Indicators that you twisted too few
- Separation among bowstring strands. Look closely and see if you can easily separate strands with your fingers; if it does, you need a few more twists.
- Flattened bowstring instead of round
- You notice that the bowstring is loud and rattles when you release the arrows. When a bowstring gets noisier than it usually does, there is a problem that you can associate with the number of twists.
- There is an erratic movement of the bowstring after releasing the arrows.
- You find the bowstring challenging to tune.
Like twisting too much, not twisting your bowstring enough causes problems too. It will also lead to arrow delivery issues wherein the string path changes and inconsistency with your shoot.
With the indications above, it will be easier to identify whether you have to lessen or add more twists to your bowstring. It can be a hassle, especially when you are still figuring things out.

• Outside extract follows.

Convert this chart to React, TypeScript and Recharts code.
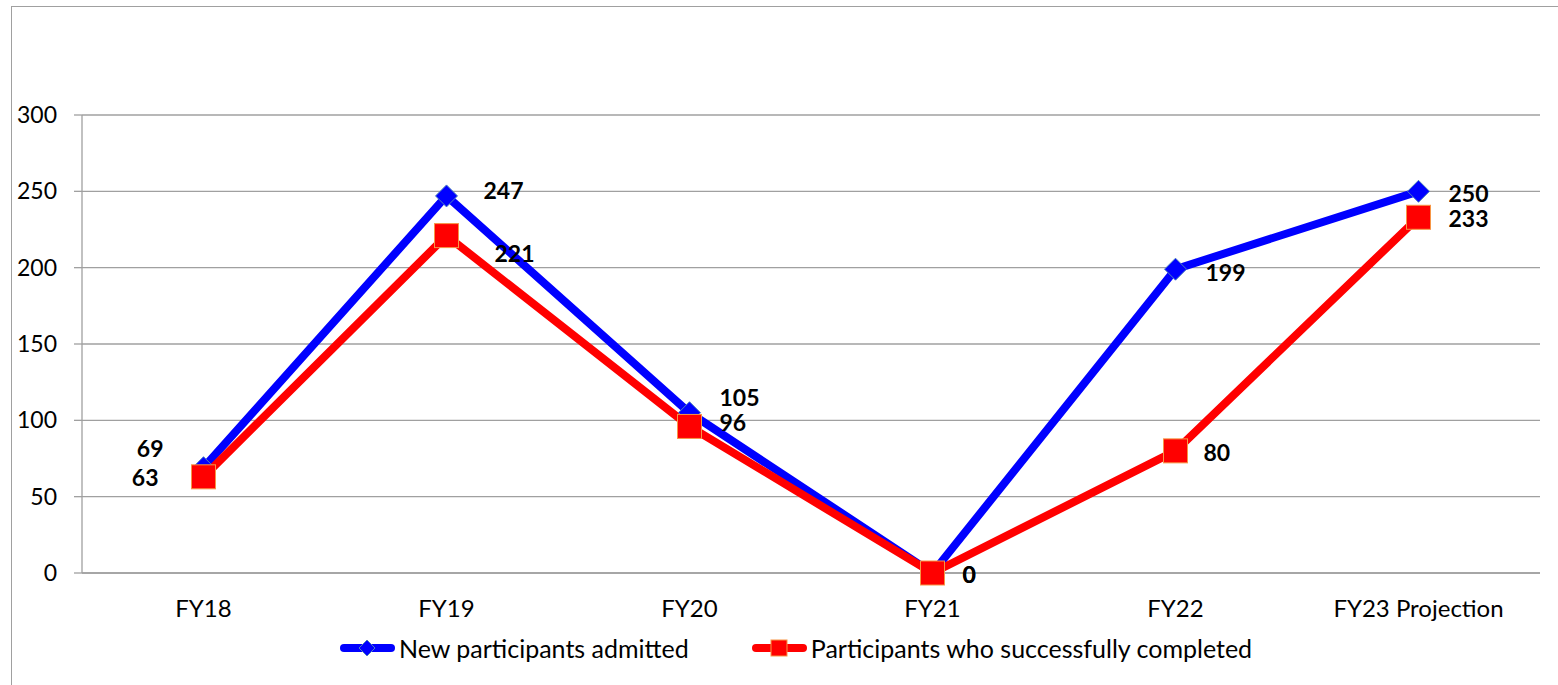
import React from 'react'
import { LineChart, Line, XAxis, YAxis, CartesianGrid, Legend } from 'recharts'

const categories = ['FY18', 'FY19', 'FY20', 'FY21', 'FY22', 'FY23 Projection']
const admitted = [69, 247, 105, 0, 199, 250]
const completed = [63, 221, 96, 0, 80, 233]
const yTicks = [0, 50, 100, 150, 200, 250, 300]
const boundTicks = [0, 1, 2, 3, 4, 5, 6]

const data = categories.map((name, i) => ({ name, admitted: admitted[i], completed: completed[i] }))

const FONT = 'Lato, "Open Sans", sans-serif'
const BLUE = '#0000ff'
const RED = '#ff0000'
const GRID = '#a0a0a0'
const PLOT_W = 1558 - 82 - 18
const HALF_BAND = PLOT_W / categories.length / 2

// label placement per point, like Excel's manual nudges
type Place = { dx: number; dy: number; anchor: 'start' | 'end' }
const admittedPlace: Place[] = [
  { dx: -40, dy: -20, anchor: 'end' },
  { dx: 37, dy: -6, anchor: 'start' },
  { dx: 30, dy: -16, anchor: 'start' },
  { dx: 30, dy: 1, anchor: 'start' },
  { dx: 30, dy: 3, anchor: 'start' },
  { dx: 30, dy: 2, anchor: 'start' },
]
const completedPlace: Place[] = [
  { dx: -45, dy: 0, anchor: 'end' },
  { dx: 48, dy: 17, anchor: 'start' },
  { dx: 30, dy: -4, anchor: 'start' },
  { dx: 30, dy: 1, anchor: 'start' },
  { dx: 28, dy: 1, anchor: 'start' },
  { dx: 30, dy: 1, anchor: 'start' },
]

const makeLabel = (places: Place[]) => (props: any) => {
  const { x, y, value, index } = props
  const p = places[index]
  return (
    <text x={x + p.dx} y={y + p.dy} textAnchor={p.anchor} dominantBaseline="central"
      fontFamily={FONT} fontSize={23} fontWeight="bold" fill="#000">
      {value}
    </text>
  )
}

const Diamond = ({ cx, cy, r = 11 }: any) => (
  <polygon points={`${cx},${cy - r} ${cx + r},${cy} ${cx},${cy + r} ${cx - r},${cy}`}
    fill={BLUE} stroke="#4f81bd" strokeWidth={1} />
)
const Square = ({ cx, cy, s = 12 }: any) => (
  <rect x={cx - s} y={cy - s} width={s * 2} height={s * 2} fill={RED} stroke="#f79646" strokeWidth={1} />
)

const LegendContent = () => (
  <div style={{ display: 'flex', alignItems: 'center', fontFamily: FONT, fontSize: 25, color: '#000', whiteSpace: 'nowrap' }}>
    <svg width={60} height={22}>
      <line x1={5} y1={11} x2={52} y2={11} stroke={BLUE} strokeWidth={8} strokeLinecap="round" />
      <Diamond cx={28} cy={11} r={8} />
    </svg>
    <span>New participants admitted</span>
    <svg width={60} height={22} style={{ marginLeft: 62 }}>
      <line x1={5} y1={11} x2={52} y2={11} stroke={RED} strokeWidth={8} strokeLinecap="round" />
      <Square cx={28} cy={11} s={8} />
    </svg>
    <span>Participants who successfully completed</span>
  </div>
)

export default function App() {
  return (
    <div style={{ position: 'absolute', left: 0, top: 0, width: 1558, height: 685, overflow: 'hidden', background: '#fff' }}>
      <div style={{ position: 'absolute', left: 11, top: 6, width: 1600, height: 800, border: `1px solid ${GRID}` }} />
      <div style={{ position: 'absolute', left: 0, top: 0 }}>
        <LineChart width={1558} height={685} data={data} margin={{ top: 115, right: 18, bottom: 72, left: 0 }}>
          <CartesianGrid vertical={false} stroke={GRID} strokeWidth={1.3} />
          <XAxis xAxisId="bounds" type="number" domain={[0, 6]} ticks={boundTicks} allowDataOverflow
            tick={false} tickSize={8} axisLine={false} tickLine={{ stroke: GRID, strokeWidth: 1.3 }} height={0} />
          <XAxis dataKey="name" tickLine={false} axisLine={{ stroke: GRID, strokeWidth: 1.3 }} height={40}
            padding={{ left: HALF_BAND, right: HALF_BAND }}
            tickSize={8} tickMargin={19} tick={{ fill: '#000', fontFamily: FONT, fontSize: 24 }} />
          <YAxis domain={[0, 300]} ticks={yTicks} width={82} tickSize={8} tickMargin={17}
            axisLine={{ stroke: GRID, strokeWidth: 1.3 }} tickLine={{ stroke: GRID, strokeWidth: 1.3 }}
            tick={{ fill: '#000', fontFamily: FONT, fontSize: 23 }} />
          <Legend verticalAlign="middle" align="center" content={<LegendContent />}
            wrapperStyle={{ top: 633, left: 339, width: 'auto' }} />
          <Line dataKey="admitted" stroke={BLUE} strokeWidth={8} isAnimationActive={false}
            dot={(p: any) => <Diamond key={`d${p.index}`} cx={p.cx} cy={p.cy} />} activeDot={false}
            label={makeLabel(admittedPlace)} />
          <Line dataKey="completed" stroke={RED} strokeWidth={8} isAnimationActive={false}
            dot={(p: any) => <Square key={`s${p.index}`} cx={p.cx} cy={p.cy} />} activeDot={false}
            label={makeLabel(completedPlace)} />
        </LineChart>
      </div>
    </div>
  )
}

However, finding the right twists is essential to having a better shooting experience.
Not being able to twist your bowstring enough will generally affect your bow’s calibration, vibration, grouping, and efficiency.
If you can achieve the right amount of twists needed, you will be able to eliminate and avoid issues that will pose a problem to your shooting, may it be bow damages or possible attained injuries.
If you are looking for the correct number of twists you must do to your bowstring; you must know that there is no universal number of twists you must follow.
In more straightforward terms, every bowstring and bow is unique and finding how many twists is a trial and error process that can take time to figure out.
Twisting a recurve bow string will help you achieve positive and better shooting results. Nevertheless, the number of twists is always crucial; therefore, too much or too few is never ideal.
It is normal to have difficulty figuring out how to twist your bowstring. However, achieving the right twists pays off in the end. Thus, if you are having a hard time figuring it all out, don’t hesitate to ask your local archery shop or a professional archer to aid you in the process.